▶ _Written exercise_
Gather every line below where "this" appears.

(Some records)
★ ★ ★ ★ ★
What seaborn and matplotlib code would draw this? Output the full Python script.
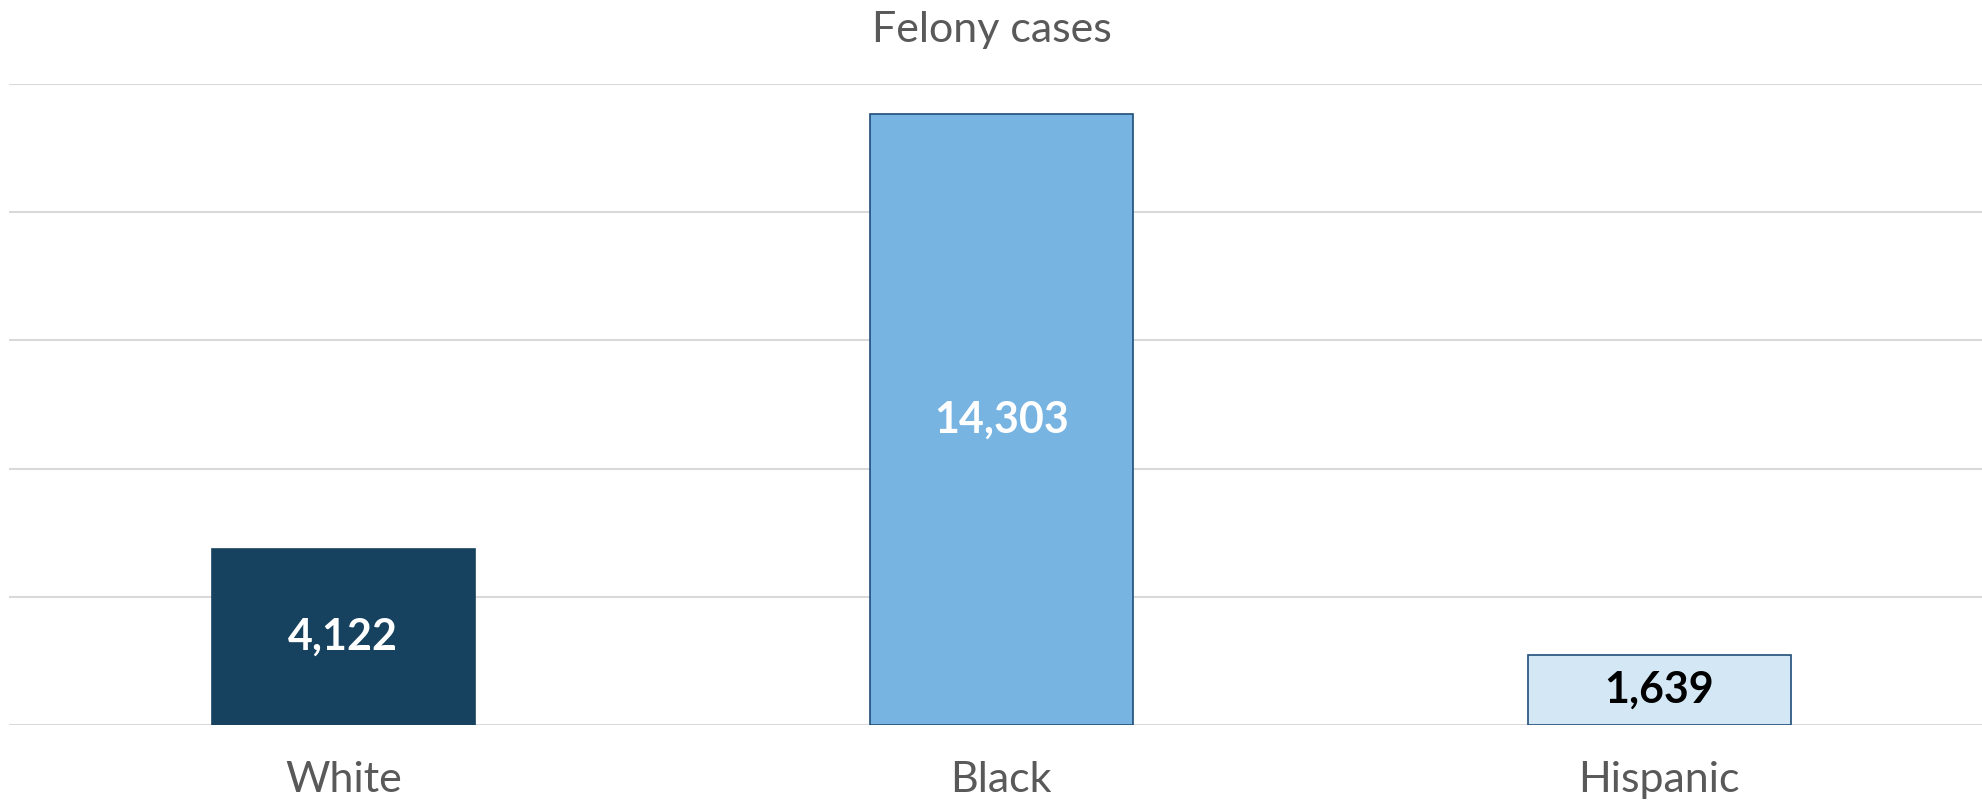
import numpy as np
import pandas as pd
import matplotlib
matplotlib.use("Agg")
import matplotlib.pyplot as plt
import seaborn as sns

groups = ["White", "Black", "Hispanic"]
cases = [4122, 14303, 1639]
bar_colors = ["#16425f", "#77b4e2", "#d3e7f5"]
label_colors = ["white", "white", "black"]

df = pd.DataFrame({"group": groups, "cases": cases})

sns.set_theme(style="white")
plt.rcParams["font.family"] = ["Lato", "DejaVu Sans"]

fig = plt.figure(figsize=(19.83, 8.02), dpi=100)
ax = fig.add_axes([9 / 1983, 1 - 725 / 802, 1 - 9 / 1983, (725 - 84) / 802])

sns.barplot(data=df, x="group", y="cases", hue="group", palette=bar_colors,
            saturation=1, width=0.40, edgecolor="#1f4e79", linewidth=1.2,
            legend=False, ax=ax, zorder=3)
ax.patches[0].set_edgecolor(bar_colors[0])

ax.set_ylim(0, 15000)
ax.set_xlim(-0.508, 2.492)
ax.set_yticks(np.arange(0, 15001, 3000))
ax.yaxis.grid(True, color="#d9d9d9", linewidth=1.5, zorder=0)
ax.set_yticklabels([])
ax.tick_params(axis="y", length=0)
ax.tick_params(axis="x", length=0, labelsize=31, labelcolor="#595959", pad=26)
for s in ax.spines.values():
    s.set_visible(False)
ax.set_xlabel("")
ax.set_ylabel("")

for i, v in enumerate(cases):
    ax.text(i, v / 2, f"{v:,}", ha="center", va="center", fontsize=31,
            fontweight="bold", color=label_colors[i], zorder=4)

fig.text(0.5, 1 - 30 / 802, "Felony cases", ha="center", va="center",
         fontsize=31, color="#595959")

fig.savefig("out.png", dpi=100)
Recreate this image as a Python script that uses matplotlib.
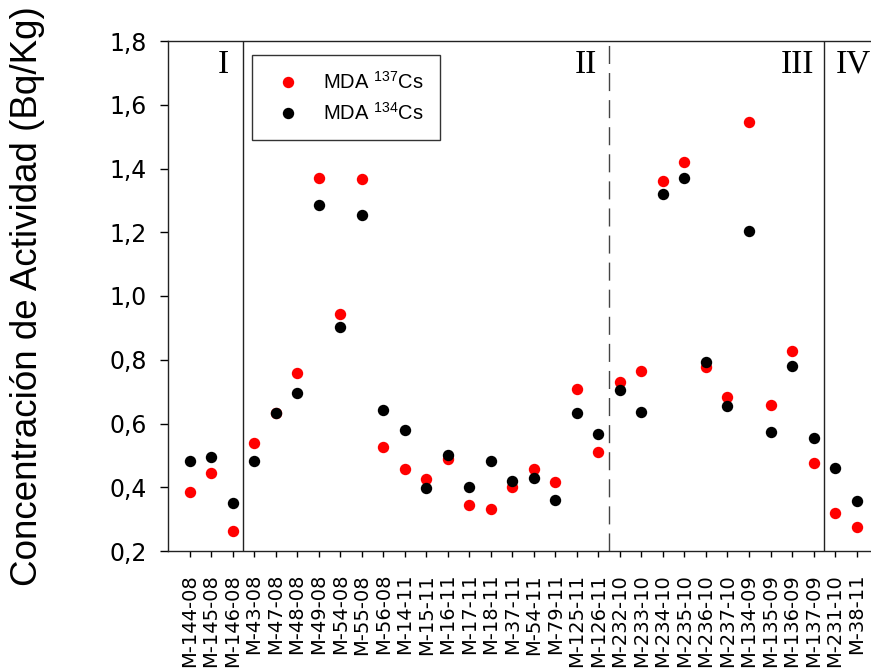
import matplotlib
matplotlib.use('Agg')
import matplotlib.pyplot as plt
from matplotlib.ticker import FuncFormatter

plt.rcParams['font.family'] = 'Liberation Sans'
plt.rcParams['mathtext.fontset'] = 'custom'
plt.rcParams['mathtext.rm'] = 'Liberation Sans'

# sample codes along the x axis
samples = ['M-144-08', 'M-145-08', 'M-146-08', 'M-43-08', 'M-47-08', 'M-48-08',
           'M-49-08', 'M-54-08', 'M-55-08', 'M-56-08', 'M-14-11', 'M-15-11',
           'M-16-11', 'M-17-11', 'M-18-11', 'M-37-11', 'M-54-11', 'M-79-11',
           'M-125-11', 'M-126-11', 'M-232-10', 'M-233-10', 'M-234-10', 'M-235-10',
           'M-236-10', 'M-237-10', 'M-134-09', 'M-135-09', 'M-136-09', 'M-137-09',
           'M-231-10', 'M-38-11']

# minimum detectable activity (Bq/Kg)
mda_cs137 = [0.385, 0.446, 0.262, 0.540, 0.634, 0.757, 1.371, 0.944, 1.367, 0.525,
             0.457, 0.425, 0.488, 0.343, 0.331, 0.402, 0.456, 0.415, 0.707, 0.512,
             0.731, 0.764, 1.362, 1.419, 0.778, 0.683, 1.546, 0.658, 0.827, 0.475,
             0.318, 0.274]
mda_cs134 = [0.482, 0.494, 0.352, 0.482, 0.634, 0.695, 1.285, 0.903, 1.254, 0.642,
             0.580, 0.399, 0.501, 0.402, 0.482, 0.421, 0.428, 0.360, 0.634, 0.566,
             0.705, 0.636, 1.321, 1.370, 0.792, 0.656, 1.205, 0.574, 0.781, 0.553,
             0.461, 0.357]

# zone boundaries (between samples) and zone labels
solid_bounds = [2.5, 29.5]
dashed_bounds = [19.5]
zones = ['I', 'II', 'III', 'IV']
zone_pos = [1.55, 18.44, 28.25, 30.84]

fig = plt.figure(figsize=(8.71, 6.71), dpi=100)
ax = fig.add_axes([168 / 871, 1 - 551 / 671, 703 / 871, 510 / 671])

x = list(range(len(samples)))
ax.plot(x, mda_cs137, 'o', color='#ff0000', ms=8.2, mew=0, label=r'MDA $\mathregular{^{137}}$Cs', zorder=3)
ax.plot(x, mda_cs134, 'o', color='black', ms=8.2, mew=0, label=r'MDA $\mathregular{^{134}}$Cs', zorder=4)

for b in solid_bounds:
    ax.axvline(b, color='#222222', lw=1)
for b in dashed_bounds:
    ax.axvline(b, color='#444444', lw=1, dashes=(13, 6.5))

for z, p in zip(zones, zone_pos):
    ax.text(p, 1.70, z, family='Liberation Serif', fontsize=24, ha='center', va='baseline')

ax.set_xlim(-1, 31.67)
ax.set_ylim(0.2, 1.8)
ax.set_yticks([0.2, 0.4, 0.6, 0.8, 1.0, 1.2, 1.4, 1.6, 1.8])
ax.yaxis.set_major_formatter(FuncFormatter(lambda v, p: f'{v:.1f}'.replace('.', ',')))
ax.set_xticks(x)
ax.set_xticklabels(samples, rotation=90, family='DejaVu Sans', fontsize=14)
for lab in ax.get_yticklabels():
    lab.set_family('DejaVu Sans')
    lab.set_fontsize(17)
ax.tick_params(axis='y', direction='out', length=6, width=1, pad=9)
ax.tick_params(axis='x', direction='out', length=4.5, width=1, pad=12)

ax.spines['right'].set_visible(False)
for s in ['left', 'top', 'bottom']:
    ax.spines[s].set_linewidth(1)
    ax.spines[s].set_color('#222222')

leg = ax.legend(loc='upper left', bbox_to_anchor=(251.7 / 871, 1 - 55 / 671),
                bbox_transform=fig.transFigure, fontsize=14.5, frameon=True,
                fancybox=False, edgecolor='black', borderpad=0.8, handlelength=2.0,
                handletextpad=0.75, labelspacing=0.45, borderaxespad=0, markerscale=1.0)
leg.get_frame().set_linewidth(1)

fig.text(28 / 871, 1 - 296 / 671, 'Concentración de Actividad (Bq/Kg)', rotation=90,
         fontsize=26.5, ha='center', va='center')

plt.savefig('out.png', dpi=100)
plt.close('all')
★ ★ ★ ★ ★
▶ _Final result_
What seaborn and matplotlib code would draw this? Output the full Python script.
Recreate this image as a Python script that uses matplotlib.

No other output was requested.